Вот он, общий элемент в словаре нашей логики.
Он удивлен, что я понимаю по-немецки.
— Сильный? Хм ... — и усмехается. — Видели бы вы то, что довелось видеть нам — под Верденом на Сомме ... сотни гремящих пушек ... а сегодня их всего-то было, наверное ... восемьдесят, девяносто...
— Я не понимаю ... ведь вы говорили своему товарищу про сильный артиллерийский огонь ... вы имели в виду наш?
Он морщится от боли, с отвращением щупает свой живот. Как у всех больных перитонитом, у него исключительно ясная голова. Укол сделал его даже разговорчивым.
— Нет, я говорил о нашем. Вот что я вам скажу ... Мы, немцы, очень любим драться на дуэли. Особенно пруссаки у каждого есть шрам ... Вот, смотрите, — и он показывает мне рубец возле уха. — Ну так вот, у нас есть поговорка: не дерись на дуэли с тем, кто не знает правил, это опасно ... Могу вам сказать, господин офицер, что, если бы вы умели воевать, я не был бы сейчас здесь и не держался бы руками за свои кишки.
На минуту мне кажется, что он видит в нашей неумелости превосходство.
— Вы считаете, что мы выиграем войну благодаря нашей неопытности?
— Выиграете войну? Сказать по чести, я не уверен, что через несколько часов люди из триста тридцать седьмого не будут здесь, где мы с вами разговариваем.
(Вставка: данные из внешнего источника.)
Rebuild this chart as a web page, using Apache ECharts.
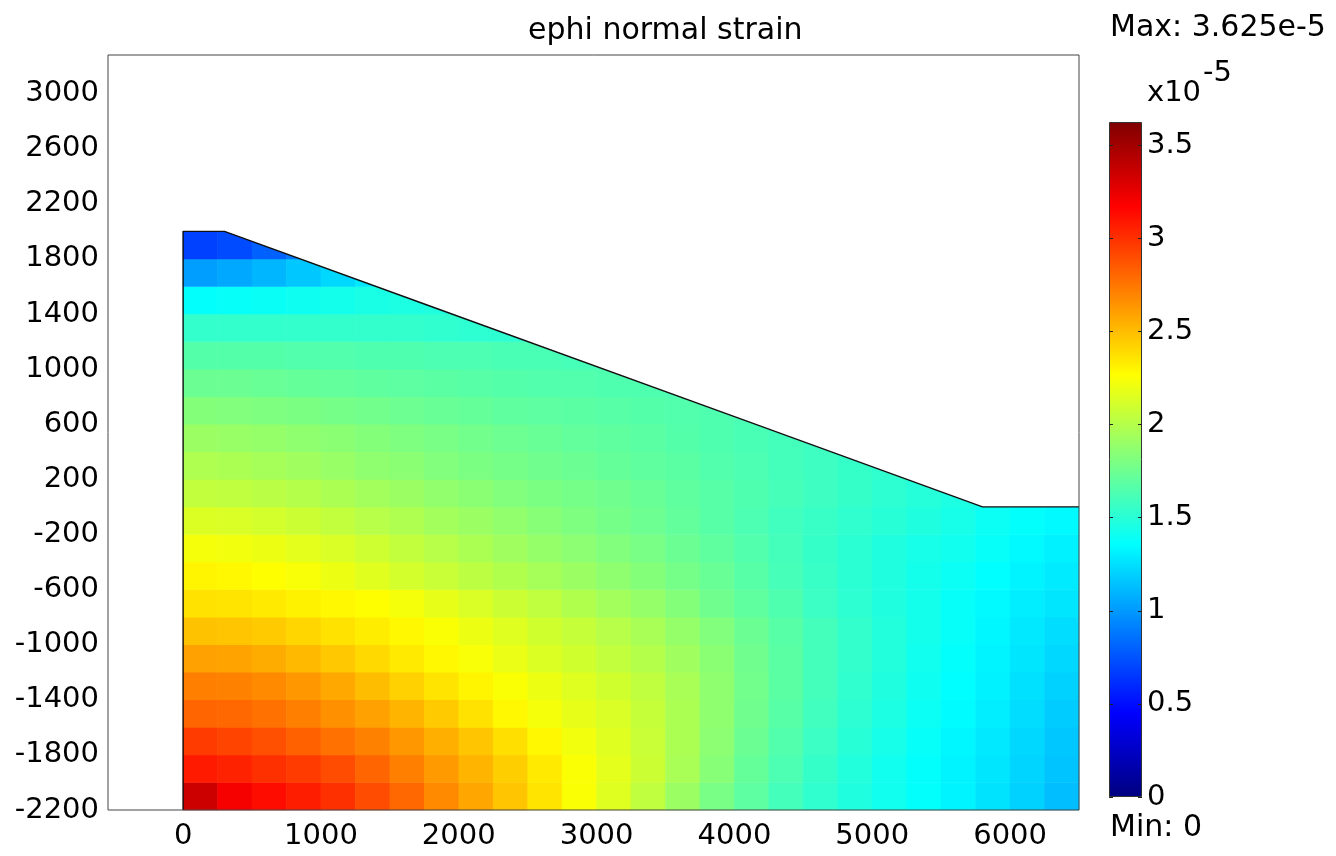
<!DOCTYPE html>
<html><head><meta charset="utf-8">
<script src="https://cdn.jsdelivr.net/npm/echarts@6/dist/echarts.min.js"></script>
<style>html,body{margin:0;padding:0;background:#fff}#c{width:1336px;height:856px}</style>
</head><body><div id="c"></div>
<script>
// ---- data ----
const xCenters = [125,375,625,875,1125,1375,1625,1875,2125,2375,2625,2875,3125,3375,3625,3875,4125,4375,4625,4875,5125,5375,5625,5875,6125,6375];
const yCenters = [-2100,-1900,-1700,-1500,-1300,-1100,-900,-700,-500,-300,-100,100,300,500,700,900,1100,1300,1500,1700,1900];
const cellW = 250, cellH = 200;
// strain values (x1e-5), one row per y centre, bottom to top
const row_m2100 = [3.35,3.2,3.13,3.07,3.0,2.9,2.8,2.68,2.58,2.47,2.36,2.25,2.15,2.04,1.91,1.79,1.69,1.6,1.53,1.47,1.42,1.37,1.32,1.26,1.2,1.13];
const row_m1900 = [3.08,3.05,3.0,2.96,2.9,2.81,2.72,2.62,2.53,2.44,2.34,2.25,2.17,2.08,1.96,1.84,1.72,1.63,1.55,1.48,1.42,1.37,1.32,1.27,1.21,1.15];
const row_m1700 = [2.96,2.93,2.89,2.83,2.77,2.71,2.63,2.55,2.47,2.38,2.29,2.22,2.15,2.07,1.97,1.86,1.74,1.65,1.57,1.5,1.44,1.38,1.33,1.28,1.22,1.16];
const row_m1500 = [2.81,2.8,2.77,2.72,2.66,2.6,2.53,2.45,2.37,2.29,2.23,2.18,2.13,2.06,1.97,1.87,1.76,1.67,1.59,1.52,1.46,1.4,1.35,1.3,1.24,1.18];
const row_m1300 = [2.72,2.71,2.68,2.63,2.57,2.5,2.43,2.36,2.3,2.25,2.2,2.15,2.1,2.04,1.96,1.87,1.77,1.68,1.6,1.53,1.47,1.41,1.36,1.31,1.25,1.2];
const row_m1100 = [2.6,2.59,2.56,2.51,2.46,2.4,2.34,2.29,2.24,2.19,2.14,2.1,2.05,2.0,1.93,1.85,1.76,1.68,1.6,1.54,1.48,1.42,1.37,1.32,1.27,1.22];
const row_m900  = [2.48,2.47,2.45,2.41,2.37,2.33,2.29,2.25,2.2,2.15,2.1,2.06,2.01,1.96,1.89,1.82,1.74,1.67,1.6,1.54,1.48,1.43,1.38,1.33,1.28,1.24];
const row_m700  = [2.37,2.36,2.34,2.31,2.29,2.27,2.23,2.18,2.13,2.08,2.04,1.99,1.94,1.89,1.83,1.76,1.7,1.64,1.57,1.52,1.47,1.43,1.38,1.34,1.3,1.27];
const row_m500  = [2.3,2.29,2.27,2.24,2.2,2.16,2.11,2.07,2.03,1.99,1.95,1.91,1.87,1.83,1.78,1.73,1.67,1.61,1.56,1.51,1.47,1.43,1.4,1.36,1.32,1.29];
const row_m300  = [2.23,2.22,2.2,2.17,2.13,2.09,2.05,2.01,1.97,1.93,1.89,1.86,1.82,1.79,1.74,1.7,1.65,1.6,1.55,1.51,1.47,1.44,1.42,1.38,1.34,1.31];
const row_m100  = [2.14,2.13,2.11,2.08,2.05,2.01,1.98,1.94,1.91,1.88,1.84,1.81,1.78,1.75,1.71,1.67,1.63,1.59,1.56,1.53,1.5,1.47,1.44,1.4,1.37,1.34];
const row_p100  = [2.05,2.04,2.02,2.0,1.97,1.94,1.91,1.88,1.85,1.82,1.8,1.78,1.76,1.73,1.7,1.67,1.64,1.61,1.58,1.55,1.52,1.49,1.46,1.43,null,null];
const row_p300  = [1.98,1.97,1.95,1.93,1.9,1.87,1.85,1.82,1.8,1.78,1.76,1.74,1.72,1.7,1.68,1.65,1.63,1.6,1.58,1.55,1.53,null,null,null,null,null];
const row_p500  = [1.91,1.9,1.89,1.87,1.85,1.83,1.81,1.79,1.77,1.75,1.73,1.71,1.7,1.68,1.66,1.64,1.62,1.6,1.58,null,null,null,null,null,null,null];
const row_p700  = [1.83,1.82,1.81,1.8,1.78,1.77,1.75,1.73,1.72,1.7,1.69,1.68,1.67,1.66,1.65,1.64,1.62,null,null,null,null,null,null,null,null,null];
const row_p900  = [1.74,1.74,1.73,1.72,1.71,1.7,1.69,1.68,1.67,1.66,1.65,1.65,1.64,1.64,1.63,null,null,null,null,null,null,null,null,null,null,null];
const row_p1100 = [1.66,1.66,1.66,1.65,1.65,1.64,1.64,1.63,1.63,1.62,1.62,1.61,1.61,null,null,null,null,null,null,null,null,null,null,null,null,null];
const row_p1300 = [1.54,1.54,1.54,1.54,1.54,1.54,1.54,1.53,1.52,1.52,null,null,null,null,null,null,null,null,null,null,null,null,null,null,null,null];
const row_p1500 = [1.37,1.38,1.39,1.41,1.43,1.45,1.46,1.47,null,null,null,null,null,null,null,null,null,null,null,null,null,null,null,null,null,null];
const row_p1700 = [1.02,1.05,1.1,1.16,1.22,1.28,null,null,null,null,null,null,null,null,null,null,null,null,null,null,null,null,null,null,null,null];
const row_p1900 = [0.68,0.72,0.8,0.88,null,null,null,null,null,null,null,null,null,null,null,null,null,null,null,null,null,null,null,null,null,null];

// domain outline (left edge, top boundary)
const boundaryX = [0, 0, 300, 1780, 4225, 5800, 6500];
const boundaryY = [-2200, 2000, 2000, 1462, 573, 0, 0];

const xTickLabels = [0,1000,2000,3000,4000,5000,6000];
const yTickLabels = [-2200,-1800,-1400,-1000,-600,-200,200,600,1000,1400,1800,2200,2600,3000];
const barTickLabels = [0,0.5,1,1.5,2,2.5,3,3.5];
const valueMin = 0, valueMax = 3.625;
const jetColors = ['#00007f','#0000ff','#007fff','#00ffff','#7fff7f','#ffff00','#ff7f00','#ff0000','#7f0000'];

// ---- build ----
const rows = [row_m2100,row_m1900,row_m1700,row_m1500,row_m1300,row_m1100,row_m900,row_m700,row_m500,row_m300,row_m100,
              row_p100,row_p300,row_p500,row_p700,row_p900,row_p1100,row_p1300,row_p1500,row_p1700,row_p1900];
const cells = [];
rows.forEach((r, i) => r.forEach((v, j) => { if (v !== null) cells.push([xCenters[j], yCenters[i], v]); }));
const outline = boundaryX.map((x, i) => [x, boundaryY[i]]);
const maskPts = outline.slice(1);

const FONT = 'DejaVu Sans';
const plain = v => String(v);
const chart = echarts.init(document.getElementById('c'), null, {renderer: 'canvas'});
const stops = jetColors.map((c, i) => ({offset: i / (jetColors.length - 1), color: c}));

chart.setOption({
  animation: false,
  backgroundColor: '#fff',
  title: {text: 'ephi normal strain', left: 523, top: 11,
          textStyle: {fontFamily: FONT, fontSize: 30, fontWeight: 'normal', color: '#000'}},
  grid: [
    {left: 108, top: 55, width: 971, height: 755, show: true, borderColor: '#444', borderWidth: 1,
     backgroundColor: 'transparent', z: 10},
    {left: 1109, top: 122, width: 33, height: 675}
  ],
  xAxis: [
    {gridIndex: 0, type: 'value', min: -545, max: 6500,
     axisLine: {show: false}, axisTick: {show: false}, splitLine: {show: false},
     axisLabel: {customValues: xTickLabels, formatter: plain, fontFamily: FONT, fontSize: 29, color: '#000', margin: 12}},
    {gridIndex: 1, type: 'category', data: ['c'], show: false}
  ],
  yAxis: [
    {gridIndex: 0, type: 'value', min: -2200, max: 3280,
     axisLine: {show: false}, axisTick: {show: false}, splitLine: {show: false},
     axisLabel: {customValues: yTickLabels, formatter: plain, fontFamily: FONT, fontSize: 29, color: '#000', margin: 9}},
    {gridIndex: 1, type: 'value', min: valueMin, max: valueMax, position: 'right', z: 10,
     axisLine: {show: false}, splitLine: {show: false},
     axisTick: {show: true, inside: true, length: 4, customValues: barTickLabels, lineStyle: {color: '#222'}},
     axisLabel: {customValues: barTickLabels, formatter: plain, fontFamily: FONT, fontSize: 29, color: '#000', margin: 5}},
    {gridIndex: 1, type: 'value', min: valueMin, max: valueMax, position: 'left', z: 10,
     axisLine: {show: false}, splitLine: {show: false}, axisLabel: {show: false},
     axisTick: {show: true, inside: true, length: 4, customValues: barTickLabels, lineStyle: {color: '#222'}}}
  ],
  visualMap: {type: 'continuous', show: false, min: valueMin, max: valueMax, dimension: 2, seriesIndex: 0,
              inRange: {color: jetColors}},
  series: [
    {type: 'custom', xAxisIndex: 0, yAxisIndex: 0, data: cells, z: 1,
     renderItem: function (params, api) {
       const c = api.coord([api.value(0), api.value(1)]);
       const s = api.size([cellW, cellH]);
       return {type: 'rect',
               shape: {x: c[0] - s[0] / 2 - 0.3, y: c[1] - s[1] / 2 - 0.3, width: s[0] + 0.6, height: s[1] + 0.6},
               style: {fill: api.visual('color')}};
     }},
    {type: 'line', xAxisIndex: 0, yAxisIndex: 0, data: maskPts, symbol: 'none', z: 3,
     lineStyle: {width: 0}, areaStyle: {color: '#ffffff', opacity: 1, origin: 'end'}},
    {type: 'line', xAxisIndex: 0, yAxisIndex: 0, data: outline, symbol: 'none', z: 4,
     lineStyle: {color: '#111', width: 1.4}},
    {type: 'bar', xAxisIndex: 1, yAxisIndex: 1, data: [valueMax], barWidth: '100%', z: 2,
     itemStyle: {color: new echarts.graphic.LinearGradient(0, 1, 0, 0, stops), borderColor: '#333', borderWidth: 1}}
  ],
  graphic: [
    {type: 'text', left: 1110, top: 13, style: {text: 'Max: 3.625e-5', font: '30px "DejaVu Sans"', fill: '#000'}},
    {type: 'text', left: 1147, top: 79, style: {text: 'x10', font: '29px "DejaVu Sans"', fill: '#000'}},
    {type: 'text', left: 1203, top: 59, style: {text: '-5', font: '29px "DejaVu Sans"', fill: '#000'}},
    {type: 'text', left: 1110, top: 813, style: {text: 'Min: 0', font: '30px "DejaVu Sans"', fill: '#000'}}
  ]
});
</script></body></html>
Я знаю, что умру, иначе был бы уверен, что через две недели меня освободят наши в Бухаресте.
И я понимаю, что он не шутит.
— Но что вы все же хотели сказать?
— Вот что, господин офицер ... у войны тоже есть свои законы ... как и у дуэли. На Западном фронте нам случалось не стрелять целыми часами, даже если англичане в это время играли в бридж на поляне ... Как, по-вашему, можно выжить? Потом, есть еще одно правило ... Если вы стоите, а противник идет в атаку, ваша артиллерия начинает стрелять ... Тогда противник останавливается, и его артиллерия начинает стрелять сильнее нашей ... Тогда вы уходите с позиции и даете им прийти и занять ее ... Потом стреляет ваша артиллерия, и он обязан уйти, оставив убитых и раненых, как положено. Потом, если он хочет, он приходит снова, если нет — то нет ... В случае необходимости все снова происходит, как сказано выше. Через заградительный огонь проходить не положено, господин офицер.